When her own father passed away in 2017, Kerr brought in several of her former students to hold that same space for her. “The dying of someone you love is, by definition, something that takes you apart,” says Kerr. “To allow myself to be the grieving daughter, I needed others around to hold the space [together].”
Looking back at how blindsided she felt when her father had his stroke, Kerr now recognizes how her perspective on death has completely transformed. “I made a commitment to myself to develop these skills and to be able to help other people,” she says. “At [my father’s] deathbed, I felt capable, I felt comfortable. I felt prepared.” She even went so far as to document the process on social media, opening up about her own loss to the community of those she had helped. “The love that flowed back was incredible,” Kerr says. “It felt like being held.”
In all, Kerr and her family took a month to send off her father. Having guided many others through the transformative experience of death, Kerr’s own experience marked a sense of closure for her, and also helped her realize what she does is of real value. She believes that the modern Western world’s “dysfunctional” relationship with death stems from fear of facing the unknown without a picture or map of the other side, and rejects notions that those grieving need to “get over it.” Instead, a central component of her work is the recognition of ancestry and those who lived — and died — before us. “My focus on my ancestors and my teachers is about making visible that they are still present, that I do what I do because of them. I recognize that they’re still in my life,” Kerr says.

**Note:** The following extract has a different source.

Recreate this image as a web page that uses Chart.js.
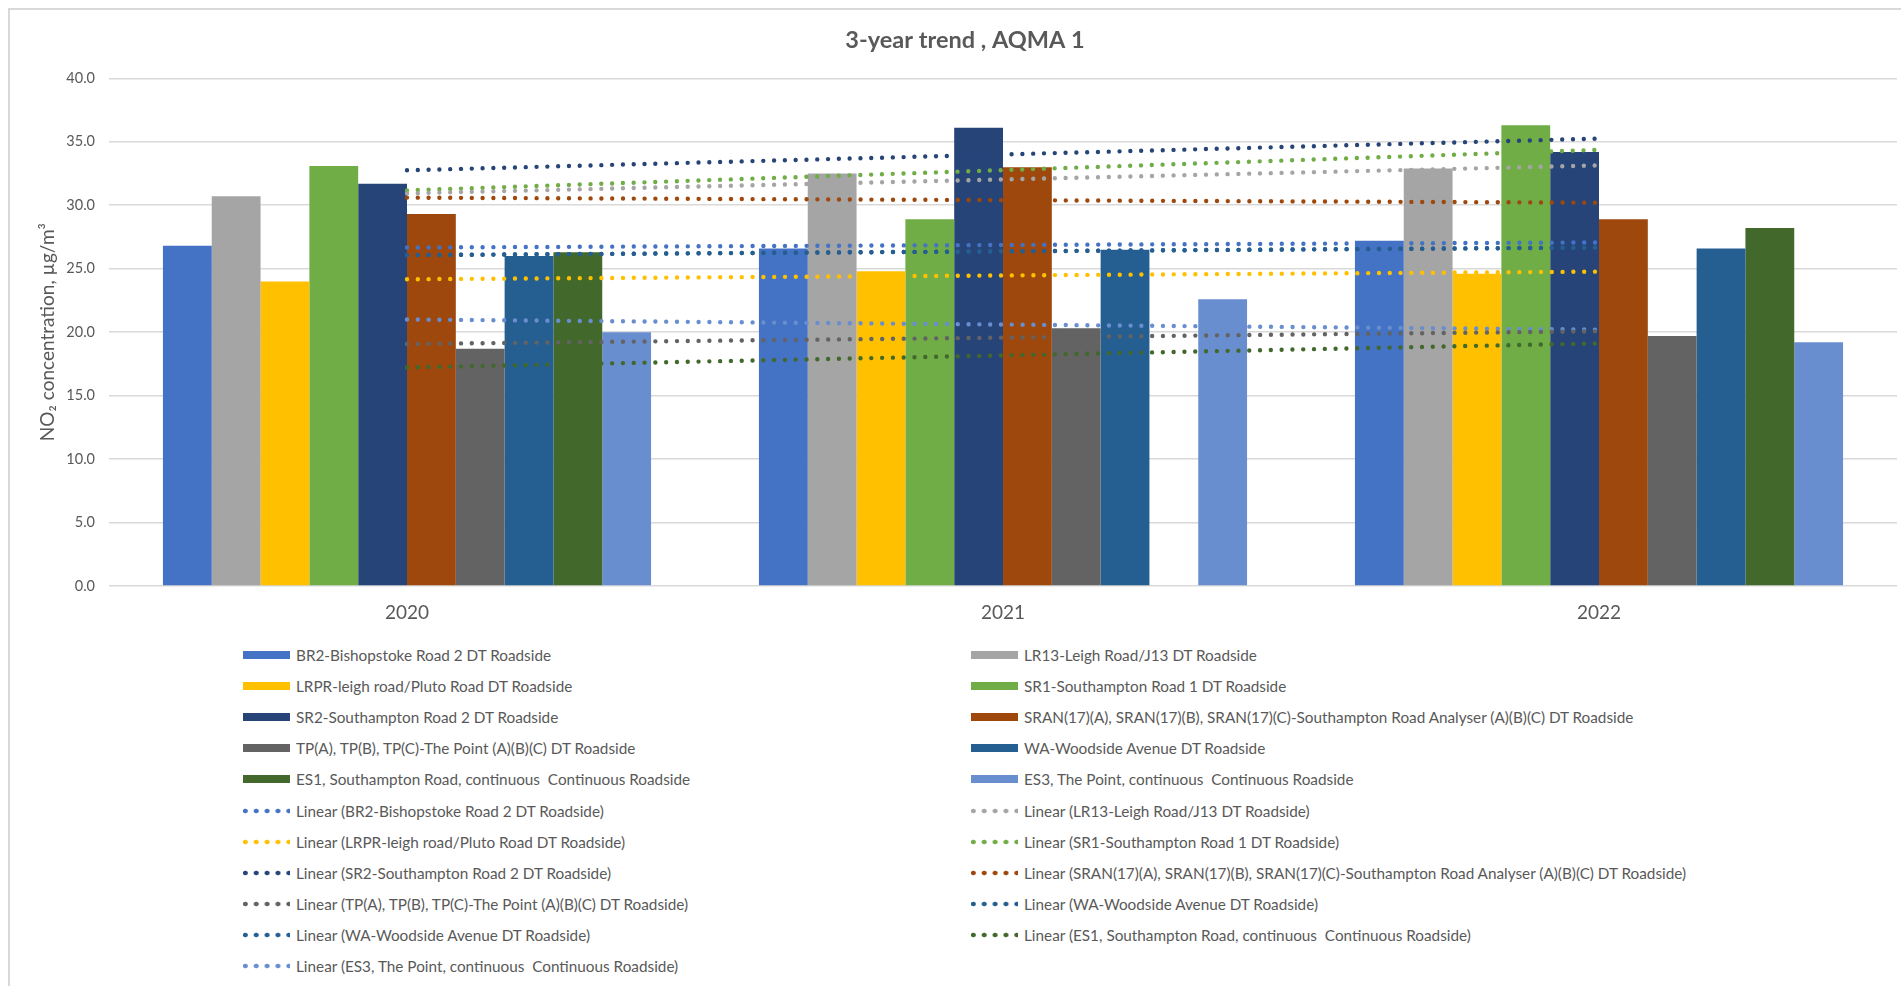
<!DOCTYPE html>
<html>
<head>
<meta charset="utf-8">
<title>3-year trend , AQMA 1</title>
<script src="https://cdn.jsdelivr.net/npm/chart.js@4.4.1/dist/chart.umd.min.js"></script>
<style>
  html, body { margin: 0; padding: 0; background: #fff; width: 1901px; height: 986px; overflow: hidden; }
  #frame { position: absolute; left: 8px; top: 8px; width: 1930px; height: 1000px; border: 2px solid #d9d9d9; box-sizing: border-box; }
  #chart { position: absolute; left: 0; top: 0; }
  #legend { position: absolute; left: 243px; top: 639px; display: grid;
            grid-template-columns: 728px 728px; grid-auto-rows: 31.2px;
            font-family: Lato, sans-serif; font-size: 15.3px; color: #595959; }
  .item { display: flex; align-items: center; white-space: pre; }
  .sw { width: 47px; height: 8px; margin-right: 6px; flex: none; }
  .dots { height: 8px; background-repeat: repeat-x; background-size: 10.9px 8px; background-position: -3.15px center; }
</style>
</head>
<body>
<div id="frame"></div>
<canvas id="chart" width="1901" height="624"></canvas>
<div id="legend"></div>
<script>
// Annual mean NO2 (µg/m³) per monitoring site
const years = ['2020', '2021', '2022'];
const br2  = [26.8, 26.6, 27.2];
const lr13 = [30.7, 32.5, 32.9];
const lrpr = [24.0, 24.8, 24.6];
const sr1  = [33.1, 28.9, 36.3];
const sr2  = [31.7, 36.1, 34.2];
const sran = [29.3, 33.0, 28.9];
const tp   = [18.7, 20.3, 19.7];
const wa   = [26.0, 26.5, 26.6];
const es1  = [26.3, null, 28.2];
const es3  = [20.0, 22.6, 19.2];

const siteNames = [
  'BR2-Bishopstoke Road 2 DT Roadside',
  'LR13-Leigh Road/J13 DT Roadside',
  'LRPR-leigh road/Pluto Road DT Roadside',
  'SR1-Southampton Road 1 DT Roadside',
  'SR2-Southampton Road 2 DT Roadside',
  'SRAN(17)(A), SRAN(17)(B), SRAN(17)(C)-Southampton Road Analyser (A)(B)(C) DT Roadside',
  'TP(A), TP(B), TP(C)-The Point (A)(B)(C) DT Roadside',
  'WA-Woodside Avenue DT Roadside',
  'ES1, Southampton Road, continuous  Continuous Roadside',
  'ES3, The Point, continuous  Continuous Roadside'
];
const siteValues = [br2, lr13, lrpr, sr1, sr2, sran, tp, wa, es1, es3];
const siteColors = ['#4472C4', '#A5A5A5', '#FFC000', '#70AD47', '#264478',
                    '#9E480E', '#636363', '#255E91', '#43682B', '#698ED0'];
// Sites carrying a linear trend line, in legend order (Woodside Avenue has two)
const trendSites = [0, 1, 2, 3, 4, 5, 6, 7, 7, 8, 9];

// Least-squares straight line through x = 1..n; blank cells count as zero
function linearFit(values) {
  const ys = values.map(v => (v == null ? 0 : v));
  const n = ys.length;
  const xs = ys.map((_, i) => i + 1);
  const mx = xs.reduce((a, b) => a + b, 0) / n;
  const my = ys.reduce((a, b) => a + b, 0) / n;
  let sxy = 0, sxx = 0;
  xs.forEach((x, i) => { sxy += (x - mx) * (ys[i] - my); sxx += (x - mx) * (x - mx); });
  const slope = sxy / sxx;
  return xs.map(x => my + slope * (x - mx));
}

const barSets = siteNames.map((name, i) => ({
  type: 'bar',
  label: name,
  data: siteValues[i],
  backgroundColor: siteColors[i],
  borderWidth: 0,
  categoryPercentage: 0.819,
  barPercentage: 1,
  order: 1
}));

const trendSets = trendSites.map(i => ({
  type: 'line',
  label: 'Linear (' + siteNames[i] + ')',
  data: linearFit(siteValues[i]),
  borderColor: siteColors[i],
  backgroundColor: siteColors[i],
  borderWidth: 4.4,
  borderDash: [0, 10.8],
  borderCapStyle: 'round',
  pointRadius: 0,
  pointHoverRadius: 0,
  tension: 0,
  fill: false,
  order: 0
}));

const grey = '#595959';

function draw() {
  const chart = new Chart(document.getElementById('chart'), {
    type: 'bar',
    data: { labels: years, datasets: [...barSets, ...trendSets] },
    options: {
      responsive: false,
      animation: false,
      devicePixelRatio: 1,
      layout: { padding: { left: 33, right: 4, top: 0, bottom: 0 } },
      plugins: {
        legend: { display: false },
        tooltip: { enabled: false },
        title: {
          display: true,
          text: '3-year trend , AQMA 1',
          color: grey,
          font: { family: 'Lato', size: 23.5, weight: 'bold', lineHeight: 1.2 },
          padding: { top: 26, bottom: 24.1 }
        }
      },
      scales: {
        x: {
          afterFit: s => { s.height = 38; },
          grid: { display: false, drawTicks: false, tickLength: 0 },
          border: { display: false },
          ticks: { color: grey, font: { family: 'Lato', size: 19 }, padding: 15 }
        },
        y: {
          min: 0,
          max: 40,
          afterFit: s => { s.width = 76; },
          ticks: {
            stepSize: 5,
            color: grey,
            padding: 14,
            font: { family: 'Lato', size: 14.5 },
            callback: v => Number(v).toFixed(1)
          },
          grid: { color: '#d9d9d9', lineWidth: 1.5, drawTicks: false },
          border: { display: false },
          title: {
            display: true,
            text: 'NO₂ concentration, µg/m³',
            color: grey,
            font: { family: 'Lato', size: 19, lineHeight: 1.2 },
            padding: { top: 3.6, bottom: 0 }
          }
        }
      }
    }
  });

  // Two-column legend built from the chart's datasets
  const legend = document.getElementById('legend');
  chart.data.datasets.forEach(ds => {
    const item = document.createElement('div');
    item.className = 'item';
    const sw = document.createElement('span');
    if (ds.type === 'line') {
      sw.className = 'sw dots';
      sw.style.backgroundImage = 'radial-gradient(circle, ' + ds.borderColor + ' 2.1px, rgba(255,255,255,0) 2.7px)';
    } else {
      sw.className = 'sw';
      sw.style.background = ds.backgroundColor;
    }
    const txt = document.createElement('span');
    txt.textContent = ds.label;
    item.appendChild(sw);
    item.appendChild(txt);
    legend.appendChild(item);
  });
}

Promise.all([
  document.fonts.load('bold 23.5px Lato'),
  document.fonts.load('19px Lato')
]).then(draw, draw);
</script>
</body>
</html>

It’s a sentiment echoed in the words etched on her father’s gravestone in a small country cemetery in southeastern B.C.: “What is remembered, lives.”
This past summer, Kerr’s experience with mortality became even more personal when a routine mammogram revealed a three-centimetre cancerous tumor in her breast. “I don’t think this is a death sentence, but it certainly brings mortality into the space,” she says. “In the first few days, when I was really in shock, the possibility that I could die became so much more real to me than it ever has.”
True to form, Kerr shared the news openly through her social-media channels and created a page on her website labelled “my cancer journey.” Her video and Facebook posts drew immediate response from past clients. Within two days of her initial announcement, Kerr says she had received over 200 emails and hundreds more comments containing words of support from the community she has fostered. Some told her they had performed small rituals on her behalf. “It’s been an incredible validation,” Kerr says. “I don’t think it is, but if this were to be the end of my life, I could feel good about what it has been.”
Kerr plans to continue to work through her treatment, albeit cutting back slightly on the number of clients she takes on. She had surgery last month, having requested a slight delay (with the approval of her surgeon) in order to feel more “aligned and understanding” of both the tumor and the operation before proceeding. Whatever lies ahead, Kerr’s work over the past 10 years has given her a deep well to draw from of learned experience, both academic and practical knowledge, spiritual tools and supportive community.
In the days immediately following her diagnosis, Kerr says she engaged in an exercise from her workshops, running through what she would do if she did have only a year left to live. “I went through that in my mind and was like, ‘Okay, mostly I’m doing it. But I think I’d like to get a dog, actually,’” she says, laughing. “If time is short, I want a dog.”